**Problem**
Repeat exactly, and only, the lines from the one that contains "Rebuild this chart" to the one that contains "const yInterval = 2;", both ends included. Omit every picture.

___ Data entries ___

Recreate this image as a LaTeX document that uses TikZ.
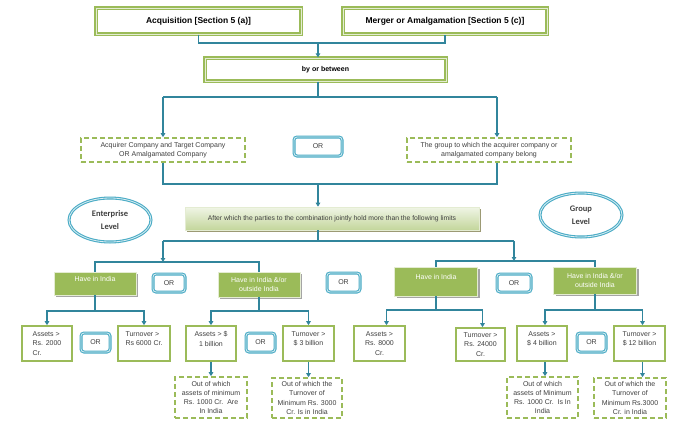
\documentclass[tikz,border=0pt]{standalone}
\usepackage{fontspec}
\setmainfont{Liberation Sans}
\newfontfamily\calfont{Carlito}
\usetikzlibrary{arrows.meta,shadows,shapes.geometric,calc}
\definecolor{grn}{HTML}{9BBB59}
\definecolor{grnlt}{HTML}{E4ECD2}
\definecolor{arrc}{HTML}{31859C}
\definecolor{orb}{HTML}{4BACC6}
\definecolor{orlt}{HTML}{DAEEF3}
\definecolor{txt}{HTML}{404040}
\definecolor{shd}{HTML}{A5A5A5}
\definecolor{awtop}{HTML}{F0F5E6}
\definecolor{awbot}{HTML}{C3D69B}
\definecolor{awshd}{HTML}{9C9A74}
\tikzset{
  topbox/.style={draw=grn, double=grnlt, double distance=0.9pt, line width=1.2pt, fill=white, inner sep=0pt, text=black},
  dbox/.style={draw=grn, line width=1.6pt, dash pattern=on 5pt off 3pt, fill=white, inner sep=0pt, align=center, text=txt, font=\fontsize{7}{9.3}\selectfont},
  orbox/.style={draw=orb, double=orlt, double distance=0.8pt, line width=1.1pt, rounded corners=3pt, fill=white, inner sep=0pt, text=txt, font=\fontsize{7}{8}\selectfont},
  ellbox/.style={ellipse, draw=orb, double=orlt, double distance=0.8pt, line width=1.1pt, fill=white, inner sep=0pt, align=center, text=txt, font=\calfont\bfseries\fontsize{8.5}{12.5}\selectfont},
  gbox/.style={fill=grn, draw=grnlt, line width=0.6pt, inner sep=0pt, align=center, text=white, font=\fontsize{7}{8.5}\selectfont, drop shadow={shadow xshift=2pt, shadow yshift=-2pt, fill=shd, opacity=1}},
  awbox/.style={top color=awtop, bottom color=awbot, draw=grnlt, line width=0.6pt, inner sep=0pt, text=txt, font=\fontsize{6.8}{8}\selectfont, drop shadow={shadow xshift=2pt, shadow yshift=-2pt, fill=awshd, opacity=1}},
  vbox/.style={draw=grn, line width=1.6pt, fill=white, inner sep=0pt, align=center, text=txt, font=\fontsize{7}{9.5}\selectfont},
  ln/.style={draw=arrc, line width=1.5pt},
  arr/.style={draw=arrc, line width=1.5pt, -{Triangle[length=4pt,width=4.5pt]}}
}
\begin{document}
\begin{tikzpicture}[x=1pt,y=-1pt]
\fill[white] (0,0) rectangle (675,421);
\useasboundingbox (0,0) rectangle (675,421);

% top
\node[topbox, minimum width=205pt, minimum height=26pt, font=\bfseries\fontsize{8.5}{10}\selectfont] (acq) at (198.5,21) {Acquisition [Section 5 (a)]};
\node[topbox, minimum width=204pt, minimum height=26pt, font=\bfseries\fontsize{8.5}{10}\selectfont] (mer) at (445,21) {Merger or Amalgamation [Section 5 (c)]};
\node[topbox, minimum width=241pt, minimum height=23pt, font=\bfseries\fontsize{7}{8}\selectfont] (bob) at (325.5,69.5) {by or between};

\node[dbox, minimum width=164pt, minimum height=24pt] (dl) at (163,150) {Acquirer Company and Target Company\\OR Amalgamated Company};
\node[orbox, minimum width=48pt, minimum height=19pt] (or1) at (318,146.5) {OR};
\node[dbox, minimum width=164pt, minimum height=24pt] (dr) at (489,150) {The group to which the acquirer company or\\amalgamated company belong};

\node[awbox, minimum width=294pt, minimum height=23pt] (aw) at (332,218.5) {After which the parties to the combination jointly hold more than the following limits};

\node[ellbox, minimum width=82pt, minimum height=44pt] (ent) at (110,220) {Enterprise\\Level};
\node[ellbox, minimum width=82pt, minimum height=44pt] (grp) at (581,215) {Group\\Level};

% level 2
\node[gbox, minimum width=82pt, minimum height=23pt] (h1) at (95,283.5) {Have in India\\\mbox{}};
\node[orbox, minimum width=32pt, minimum height=18pt] (or2) at (169,283) {OR};
\node[gbox, minimum width=82pt, minimum height=25pt] (h2) at (259,284.5) {Have in India \&/or\\outside India};
\node[orbox, minimum width=33pt, minimum height=19pt] (or3) at (343.5,282.5) {OR};
\node[gbox, minimum width=83pt, minimum height=29pt] (h3) at (436,281.5) {Have in India\\\mbox{}};
\node[orbox, minimum width=34pt, minimum height=18pt] (or4) at (514,283) {OR};
\node[gbox, minimum width=83pt, minimum height=27pt] (h4) at (595,280.5) {Have in India \&/or\\outside India};

% level 3
\node[vbox, minimum width=50pt, minimum height=35pt, align=left] (a1) at (47,343.5) {Assets >\\Rs. 2000\\Cr.};
\node[orbox, minimum width=29pt, minimum height=19pt] (or5) at (95.5,342.5) {OR};
\node[vbox, minimum width=52pt, minimum height=35pt, align=left] (t1) at (144,343.5) {Turnover >\\Rs 6000 Cr.\\\mbox{}};
\node[vbox, minimum width=50pt, minimum height=35pt] (a2) at (211,343.5) {Assets > \$\\1 billion\\\mbox{}};
\node[orbox, minimum width=29pt, minimum height=19pt] (or6) at (260.5,342.5) {OR};
\node[vbox, minimum width=51pt, minimum height=35pt] (t2) at (308.5,343.5) {Turnover >\\\$ 3 billion\\\mbox{}};
\node[dbox, minimum width=72pt, minimum height=41pt] (d1) at (211,397.5) {Out of which\\assets of minimum\\Rs. 1000 Cr.~~Are\\In India};
\node[dbox, minimum width=70pt, minimum height=40pt] (d2) at (307,398) {Out of which the\\Turnover of\\Minimum Rs. 3000\\Cr. Is in India};

\node[vbox, minimum width=51pt, minimum height=35pt] (a3) at (379.5,343.5) {Assets >\\Rs. 8000\\Cr.};
\node[vbox, minimum width=49pt, minimum height=33pt] (t3) at (480.5,344.5) {Turnover >\\Rs. 24000\\Cr.};
\node[vbox, minimum width=50pt, minimum height=35pt] (a4) at (542,343.5) {Assets >\\\$ 4 billion\\\mbox{}};
\node[orbox, minimum width=29pt, minimum height=19pt] (or7) at (591.5,342.5) {OR};
\node[vbox, minimum width=51pt, minimum height=35pt] (t4) at (639.5,343.5) {Turnover >\\\$ 12 billion\\\mbox{}};
\node[dbox, minimum width=71pt, minimum height=41pt] (d3) at (542.5,397.5) {Out of which\\assets of Minimum\\Rs. 1000 Cr.~~Is In\\India};
\node[dbox, minimum width=72pt, minimum height=40pt] (d4) at (630,398) {Out of which the\\Turnover of\\Minimum Rs.3000\\Cr. in India};

% connectors
\coordinate (j1) at (318,43);
\draw[ln] (acq.south) |- (j1) -| (mer.south);
\draw[arr] (j1) -- (j1 |- bob.north);
\coordinate (j2) at (318,97);
\coordinate (rj) at (497,97);
\draw[ln] (j1 |- bob.south) -- (j2);
\draw[ln] (dl.north |- j2) -- (rj);
\draw[arr] (dl.north |- j2) -- (dl.north);
\draw[arr] (rj) -- (rj |- dr.north);
\coordinate (j3) at (318,184);
\draw[ln] (dl.south) |- (rj |- j3) -- (rj |- dr.south);
\draw[arr] (j3) -- (j3 |- aw.north);
\coordinate (j4) at (318,241);
\coordinate (e1) at (163,241);
\coordinate (g1) at (514,241);
\coordinate (e2) at (163,262);
\coordinate (g2) at (514,261);
\draw[ln] (j3 |- aw.south) -- (j4);
\draw[ln] (e1) -- (g1);
\draw[arr] (e1) -- (e2);
\draw[arr] (g1) -- (g2);
\draw[ln] (h1.north) |- (e2) -| (h2.north);
\draw[ln] (h3.north) |- (g2) -| (h4.north);

\coordinate (r1) at (95,311);
\coordinate (r2) at (259,311);
\coordinate (r3) at (436,310);
\coordinate (r4) at (595,310);
\draw[ln] (h1.south) -- (r1);
\draw[arr] (r1) -| (a1.north);
\draw[arr] (r1) -| (t1.north);
\draw[ln] (h2.south) -- (r2);
\draw[arr] (r2) -| (a2.north);
\draw[arr] (r2) -| (t2.north);
\draw[ln] (h3.south) -- (r3);
\draw[arr] (r3) -| ([xshift=7pt]a3.north);
\draw[arr] (r3) -| ([xshift=2pt]t3.north);
\draw[ln] (h4.south) -- (r4);
\draw[arr] (r4) -| ([xshift=3pt]a4.north);
\draw[arr] (r4) -| ([xshift=3pt]t4.north);

\draw[arr] (a2.south) -- (a2.south |- d1.north);
\draw[arr] (t2.south) -- (t2.south |- d2.north);
\draw[arr] ([xshift=3pt]a4.south) -- ([xshift=3pt]a4.south |- d3.north);
\draw[arr] ([xshift=3pt]t4.south) -- ([xshift=3pt]t4.south |- d4.north);
\end{tikzpicture}
\end{document}
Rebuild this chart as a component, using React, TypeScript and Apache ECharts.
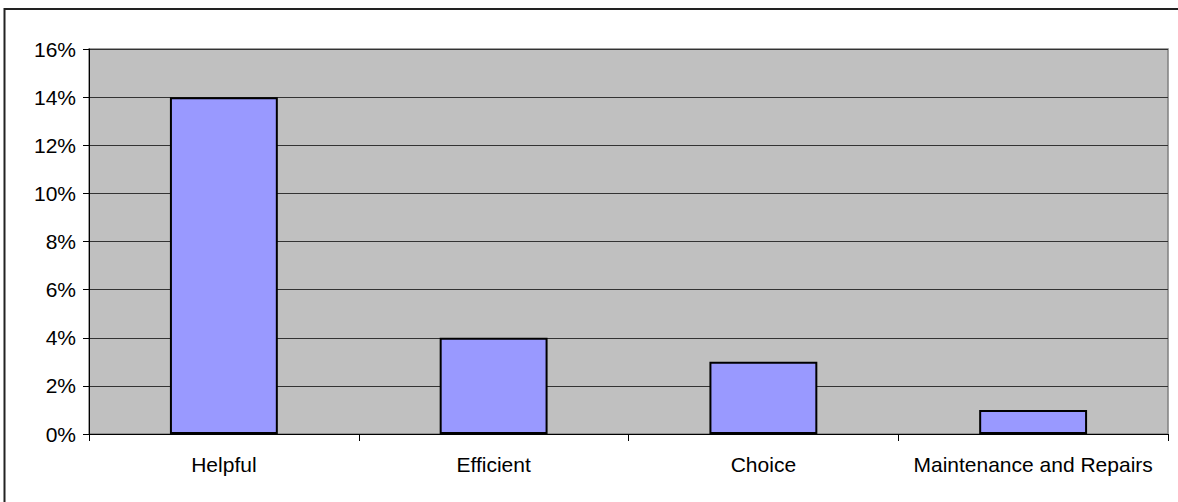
import React, { useEffect, useRef } from "react";
import * as echarts from "echarts";

const categories = ["Helpful", "Efficient", "Choice", "Maintenance and Repairs"];
const values = [14, 4, 3, 1];
const yMin = 0;
const yMax = 16;
const yInterval = 2;

export default function App() {
  const ref = useRef<HTMLDivElement>(null);
  useEffect(() => {
    if (!ref.current) return;
    const chart = echarts.init(ref.current, null, { renderer: "svg" });
    const font = "'Liberation Sans', Arial, sans-serif";
    chart.setOption({
      animation: false,
      backgroundColor: "#ffffff",
      graphic: [
        {
          type: "polyline",
          shape: { points: [[4.5, 520], [4.5, 9], [1200, 9]] },
          style: { fill: "none", stroke: "#222", lineWidth: 2 },
          silent: true,
        },
      ],
      grid: {
        left: 89,
        top: 49,
        right: 10,
        bottom: 68,
        show: true,
        backgroundColor: "#C0C0C0",
        borderColor: "#808080",
        borderWidth: 1.5,
      },
      xAxis: {
        type: "category",
        data: categories,
        axisLine: { show: true, lineStyle: { color: "#000", width: 1 } },
        axisTick: { show: true, length: 7, alignWithLabel: false, lineStyle: { color: "#000" } },
        axisLabel: { color: "#000", fontSize: 21, fontFamily: font, margin: 20, interval: 0 },
        splitLine: { show: false },
      },
      yAxis: {
        type: "value",
        min: yMin,
        max: yMax,
        interval: yInterval,
        axisLine: { show: true, lineStyle: { color: "#000", width: 1 } },
        axisTick: { show: true, length: 6, lineStyle: { color: "#000" } },
        axisLabel: { color: "#000", fontSize: 21, fontFamily: font, margin: 13, formatter: "{value}%" },
        splitLine: { show: true, lineStyle: { color: "#333", width: 1 } },
      },
      series: [
        {
          type: "bar",
          data: values,
          barCategoryGap: "60%",
          itemStyle: { color: "#9999FF", borderColor: "#000", borderWidth: 2 },
        },
      ],
    });
    return () => chart.dispose();
  }, []);
  return (
    <div
      ref={ref}
      style={{ position: "absolute", left: 0, top: 0, width: 1178, height: 502 }}
    />
  );
}
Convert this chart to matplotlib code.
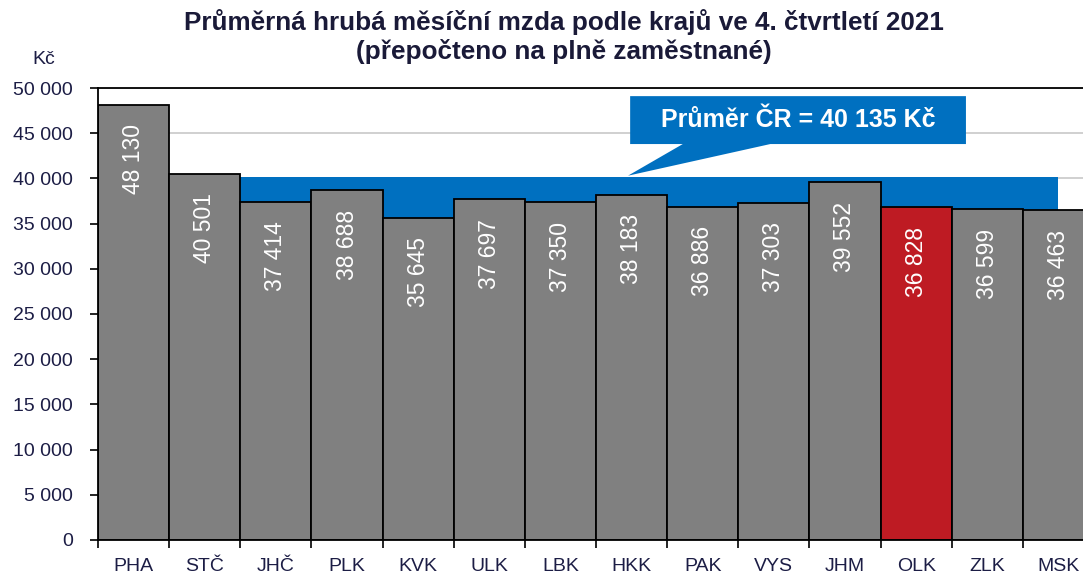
import matplotlib
matplotlib.use('Agg')
import matplotlib.pyplot as plt
from matplotlib.patches import Polygon

plt.rcParams['font.family'] = ['Liberation Sans', 'DejaVu Sans']

regions = ['PHA', 'STČ', 'JHČ', 'PLK', 'KVK', 'ULK', 'LBK', 'HKK', 'PAK', 'VYS', 'JHM', 'OLK', 'ZLK', 'MSK']
wages = [48130, 40501, 37414, 38688, 35645, 37697, 37350, 38183, 36886, 37303, 39552, 36828, 36599, 36463]
avg_cr = 40135
highlight = 'OLK'

txt_col = '#1c1d45'
fig = plt.figure(figsize=(10.83, 5.74), dpi=100)
ax = fig.add_axes([98 / 1083, 34 / 574, 996 / 1083, 452 / 574])

x = list(range(len(regions)))
colors = ['#be1b23' if r == highlight else '#808080' for r in regions]

# average as blue area behind the bars
ax.fill_between(x, [avg_cr] * len(x), 0, color='#0070c0', linewidth=0, zorder=1)
bars = ax.bar(x, wages, width=1.0, color=colors, edgecolor='black', linewidth=1.3, zorder=2)

for xi, v in zip(x, wages):
    ax.annotate(f'{v:,}'.replace(',', ' '), (xi, v), xytext=(0, -14), textcoords='offset points',
                rotation=90, ha='center', va='top', color='white', fontsize=16.5,
                family=['Liberation Sans Narrow', 'Liberation Sans'], zorder=3)

ax.set_xlim(-0.5, len(regions) - 0.5)
ax.set_ylim(0, 50000)
ax.set_yticks(range(0, 50001, 5000))
ax.set_yticklabels([f'{t:,}'.replace(',', ' ') for t in range(0, 50001, 5000)], color=txt_col, fontsize=14)
ax.yaxis.grid(True, color='#c8c8c8', linewidth=1.2, zorder=0)
ax.set_axisbelow(True)

# category labels centred, ticks between bars
ax.set_xticks([i - 0.5 for i in x] + [len(x) - 0.5])
ax.set_xticklabels([])
ax.set_xticks(x, minor=True)
ax.set_xticklabels(regions, minor=True, color=txt_col, fontsize=14)
ax.tick_params(axis='x', which='minor', length=0, pad=13)
ax.tick_params(axis='x', which='major', length=6, width=1.2, direction='out')
ax.tick_params(axis='y', length=6, width=1.2, direction='out', pad=12)
for s in ['left', 'bottom', 'top']:
    ax.spines[s].set_linewidth(1.3)
ax.spines['right'].set_visible(False)

# callout box
callout = Polygon([(6.98, 49100), (11.70, 49100), (11.70, 43800), (8.95, 43800),
                   (6.95, 40300), (7.72, 43800), (6.98, 43800)],
                  closed=True, facecolor='#0070c0', edgecolor='none', zorder=4)
ax.add_patch(callout)
ax.text(9.34, 46450, 'Průměr ČR = 40 135 Kč', ha='center', va='center', color='white',
        fontsize=18, fontweight='bold', zorder=5)

fig.text(44 / 1083, 1 - 60 / 574, 'Kč', ha='center', va='center', fontsize=14, color=txt_col)
fig.text(564 / 1083, 1 - 22 / 574, 'Průměrná hrubá měsíční mzda podle krajů ve 4. čtvrtletí 2021',
         ha='center', va='center', fontsize=18.8, fontweight='bold', color='#1a1a38')
fig.text(564 / 1083, 1 - 51 / 574, '(přepočteno na plně zaměstnané)',
         ha='center', va='center', fontsize=18.8, fontweight='bold', color='#1a1a38')

fig.savefig('out.png', dpi=100)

___

**Written solution**
Rebuild this chart as a component, using React, TypeScript and Apache ECharts.
import React, { useEffect, useRef } from "react";
import * as echarts from "echarts";

const categories = ["Helpful", "Efficient", "Choice", "Maintenance and Repairs"];
const values = [14, 4, 3, 1];
const yMin = 0;
const yMax = 16;
const yInterval = 2;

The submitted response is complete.